**Data excerpt**
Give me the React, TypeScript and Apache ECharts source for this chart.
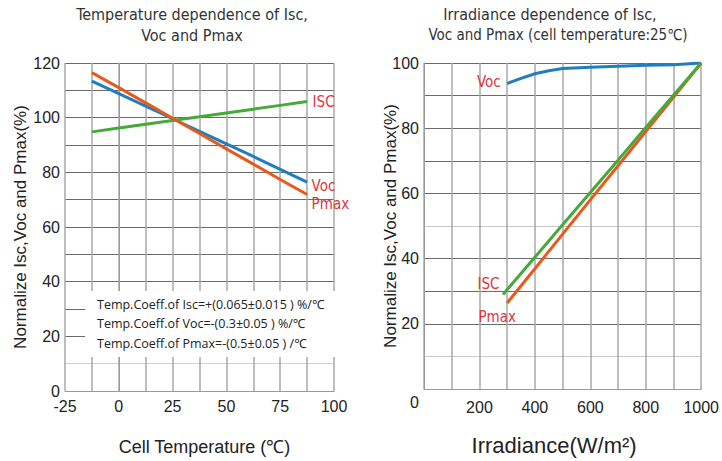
import { useEffect, useRef } from 'react';
import * as echarts from 'echarts';

// Left chart: temperature dependence
const tempX = [-12.5, 0, 12.5, 25, 37.5, 50, 62.5, 75, 87.5];
const tempVoc = [113.4, 108.8, 104.2, 99.6, 95.0, 90.4, 85.8, 81.1, 76.4];
const tempPmax = [116.5, 111.0, 105.4, 99.8, 94.2, 88.6, 83.0, 77.4, 71.9];
const tempIsc = [94.8, 96.2, 97.6, 99.0, 100.3, 101.7, 103.1, 104.5, 105.9];
const tempXTicks = ['-25', '0', '25', '50', '75', '100'];
const tempYTicks = ['0', '20', '40', '60', '80', '100', '120'];

// Right chart: irradiance dependence
const irrVocX = [300, 350, 400, 450, 500, 600, 700, 800, 900, 1000];
const irrVoc = [93.7, 95.3, 96.7, 97.6, 98.3, 98.7, 99.0, 99.3, 99.5, 100];
const irrIscX = [285, 400, 500, 600, 700, 800, 900, 1000];
const irrIsc = [29, 40.4, 50.4, 60.3, 70.2, 80.2, 90.1, 100];
const irrPmaxX = [300, 400, 500, 600, 700, 800, 900, 1000];
const irrPmax = [26.4, 36.9, 47.5, 58.0, 68.5, 79.0, 89.5, 100];
const irrXTicks = ['200', '400', '600', '800', '1000'];
const irrYTicks = ['20', '40', '60', '80', '100'];

const coeffLines = [
  'Temp.Coeff.of Isc=+(0.065±0.015 ) %/℃',
  'Temp.Coeff.of Voc=-(0.3±0.05 ) %/℃',
  'Temp.Coeff.of Pmax=-(0.5±0.05 ) /℃',
];

const NARROW = "'Liberation Sans Narrow','DejaVu Sans Condensed',Arial,sans-serif";
const SANS = "'Liberation Sans',Arial,sans-serif";
const BLUE = '#1f7ec2';
const ORANGE = '#e85a1c';
const GREEN = '#46aa3a';
const LABEL_RED = '#e0343c';

const zip = (xs: number[], ys: number[]) => xs.map((x, i) => [x, ys[i]]);

function mark(x: number, y: number, text: string, position: string, distance: number, offset: number[]) {
  return {
    symbol: 'circle',
    symbolSize: 1,
    itemStyle: { color: 'rgba(0,0,0,0)' },
    data: [
      {
        coord: [x, y],
        label: {
          show: true,
          formatter: text,
          position,
          distance,
          offset,
          color: LABEL_RED,
          fontFamily: NARROW,
          fontSize: 15,
        },
      },
    ],
  };
}

export default function App() {
  const ref = useRef<HTMLDivElement>(null);
  useEffect(() => {
    if (!ref.current) return;
    const chart = echarts.init(ref.current, null, { renderer: 'svg' });
    const last = (a: number[]) => a[a.length - 1];
    const hColorsL = Array.from({ length: 13 }, (_, i) => (i === 1 ? '#d0d0d0' : '#6a6a6a'));
    const hColorsR = Array.from({ length: 11 }, (_, i) => (i === 1 || i === 5 ? '#c8c8c8' : '#6a6a6a'));
    const option: any = {
      animation: false,
      backgroundColor: '#fff',
      grid: [
        { left: 65, top: 63, width: 269, height: 329 },
        { left: 424, top: 63, width: 279, height: 329 },
      ],
      xAxis: [
        {
          gridIndex: 0,
          type: 'value',
          min: -25,
          max: 100,
          interval: 12.5,
          axisLine: { show: true, lineStyle: { color: '#9a9a9a' } },
          axisTick: { show: false },
          splitLine: { show: true, lineStyle: { color: '#a8a8a8', width: 1.5 } },
          axisLabel: {
            margin: 7,
            color: '#222',
            fontFamily: SANS,
            fontSize: 16,
            formatter: (v: number) => (tempXTicks.includes(String(v)) ? String(v) : ''),
          },
          name: 'Cell Temperature (℃)',
          nameLocation: 'middle',
          nameGap: 47,
          nameMoveOverlap: false,
          nameTextStyle: { color: '#222', fontFamily: SANS, fontSize: 18, padding: [0, 0, 0, 10] },
        },
        {
          gridIndex: 1,
          type: 'value',
          min: 0,
          max: 1000,
          interval: 100,
          axisLine: { show: true, lineStyle: { color: '#9a9a9a' } },
          axisTick: { show: false },
          splitLine: { show: true, lineStyle: { color: '#a8a8a8', width: 1.5 } },
          axisLabel: {
            margin: 10,
            color: '#222',
            fontFamily: SANS,
            fontSize: 16,
            formatter: (v: number) => (irrXTicks.includes(String(v)) ? String(v) : ''),
          },
          name: 'Irradiance(W/m²)',
          nameLocation: 'middle',
          nameGap: 45,
          nameMoveOverlap: false,
          nameTextStyle: { color: '#222', fontFamily: SANS, fontSize: 22, padding: [0, 17, 0, 0] },
        },
      ],
      yAxis: [
        {
          gridIndex: 0,
          type: 'value',
          min: 0,
          max: 120,
          interval: 10,
          axisLine: { show: true, lineStyle: { color: '#9a9a9a' } },
          axisTick: { show: false },
          splitLine: { show: true, lineStyle: { color: hColorsL, width: 1 } },
          axisLabel: {
            margin: 5,
            color: '#222',
            fontFamily: SANS,
            fontSize: 16,
            formatter: (v: number) => (tempYTicks.includes(String(v)) ? String(v) : ''),
          },
          name: 'Normalize Isc,Voc and Pmax(%)',
          nameLocation: 'middle',
          nameGap: 36,
          nameMoveOverlap: false,
          nameTextStyle: { color: '#222', fontFamily: SANS, fontSize: 17 },
        },
        {
          gridIndex: 1,
          type: 'value',
          min: 0,
          max: 100,
          interval: 10,
          axisLine: { show: true, lineStyle: { color: '#9a9a9a' } },
          axisTick: { show: false },
          splitLine: { show: true, lineStyle: { color: hColorsR, width: 1 } },
          axisLabel: {
            margin: 5,
            color: '#222',
            fontFamily: SANS,
            fontSize: 16,
            formatter: (v: number) =>
              v === 0 ? '{z|0}' : irrYTicks.includes(String(v)) ? String(v) : '',
            rich: { z: { padding: [26, 0, 0, 0], fontFamily: SANS, fontSize: 16, color: '#222' } },
          },
          name: 'Normalize Isc,Voc and Pmax(%)',
          nameLocation: 'middle',
          nameGap: 25,
          nameMoveOverlap: false,
          nameTextStyle: { color: '#222', fontFamily: SANS, fontSize: 17 },
        },
      ],
      series: [
        {
          type: 'line',
          xAxisIndex: 0,
          yAxisIndex: 0,
          data: zip(tempX, tempIsc),
          showSymbol: false,
          lineStyle: { color: GREEN, width: 3 },
          z: 3,
          markPoint: mark(last(tempX), last(tempIsc), 'ISC', 'right', 5, [0, 0]),
        },
        {
          type: 'line',
          xAxisIndex: 0,
          yAxisIndex: 0,
          data: zip(tempX, tempVoc),
          showSymbol: false,
          lineStyle: { color: BLUE, width: 3 },
          z: 3,
          markPoint: mark(last(tempX), last(tempVoc), 'Voc', 'right', 4, [0, 4]),
        },
        {
          type: 'line',
          xAxisIndex: 0,
          yAxisIndex: 0,
          data: zip(tempX, tempPmax),
          showSymbol: false,
          lineStyle: { color: ORANGE, width: 3 },
          z: 3,
          markPoint: mark(last(tempX), last(tempPmax), 'Pmax', 'right', 4, [0, 10]),
        },
        {
          type: 'line',
          xAxisIndex: 1,
          yAxisIndex: 1,
          data: zip(irrVocX, irrVoc),
          showSymbol: false,
          lineStyle: { color: BLUE, width: 3 },
          z: 3,
          markPoint: mark(irrVocX[0], irrVoc[0], 'Voc', 'left', 6, [0, -2]),
        },
        {
          type: 'line',
          xAxisIndex: 1,
          yAxisIndex: 1,
          data: zip(irrPmaxX, irrPmax),
          showSymbol: false,
          lineStyle: { color: ORANGE, width: 3 },
          z: 3,
          markPoint: mark(irrPmaxX[0], irrPmax[0], 'Pmax', 'bottom', 6, [-10, 0]),
        },
        {
          type: 'line',
          xAxisIndex: 1,
          yAxisIndex: 1,
          data: zip(irrIscX, irrIsc),
          showSymbol: false,
          lineStyle: { color: GREEN, width: 3 },
          z: 4,
          markPoint: mark(irrIscX[0], irrIsc[0], 'ISC', 'left', 3, [0, -10]),
        },
      ],
      graphic: [
        {
          type: 'rect',
          z: 10,
          shape: { x: 85, y: 291, width: 251, height: 66 },
          style: { fill: '#fff' },
        },
        ...coeffLines.map((t, i) => ({
          type: 'text',
          z: 11,
          x: 97,
          y: 304 + i * 19.5,
          style: {
            text: t,
            fill: '#222',
            font: "12.5px 'Open Sans', 'Noto Sans', sans-serif",
            align: 'left',
            verticalAlign: 'middle',
          },
        })),
        {
          type: 'text',
          x: 192,
          y: 14,
          style: {
            text: 'Temperature dependence of Isc,',
            fill: '#333',
            font: `16px ${NARROW}`,
            align: 'center',
            verticalAlign: 'middle',
          },
        },
        {
          type: 'text',
          x: 192,
          y: 35,
          style: {
            text: 'Voc and Pmax',
            fill: '#333',
            font: `16px ${NARROW}`,
            align: 'center',
            verticalAlign: 'middle',
          },
        },
        {
          type: 'text',
          x: 550,
          y: 14,
          style: {
            text: 'Irradiance dependence of Isc,',
            fill: '#333',
            font: `16px ${NARROW}`,
            align: 'center',
            verticalAlign: 'middle',
          },
        },
        {
          type: 'text',
          x: 558,
          y: 35,
          style: {
            text: 'Voc and Pmax (cell temperature:25℃)',
            fill: '#333',
            font: `15px ${NARROW}`,
            align: 'center',
            verticalAlign: 'middle',
          },
        },
      ],
    };
    chart.setOption(option);
    return () => chart.dispose();
  }, []);
  return (
    <div
      ref={ref}
      style={{ position: 'absolute', left: 0, top: 0, width: 722, height: 461, background: '#fff' }}
    />
  );
}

**Problem to solve**
Each line from the top of the material through the line containing "const tempYTicks = ['0', '20', '40', '60', '80', '100', '120'];" should be reproduced exactly; please drop any images.

**Solved exercise**
Give me the React, TypeScript and Apache ECharts source for this chart.
import { useEffect, useRef } from 'react';
import * as echarts from 'echarts';

// Left chart: temperature dependence
const tempX = [-12.5, 0, 12.5, 25, 37.5, 50, 62.5, 75, 87.5];
const tempVoc = [113.4, 108.8, 104.2, 99.6, 95.0, 90.4, 85.8, 81.1, 76.4];
const tempPmax = [116.5, 111.0, 105.4, 99.8, 94.2, 88.6, 83.0, 77.4, 71.9];
const tempIsc = [94.8, 96.2, 97.6, 99.0, 100.3, 101.7, 103.1, 104.5, 105.9];
const tempXTicks = ['-25', '0', '25', '50', '75', '100'];
const tempYTicks = ['0', '20', '40', '60', '80', '100', '120'];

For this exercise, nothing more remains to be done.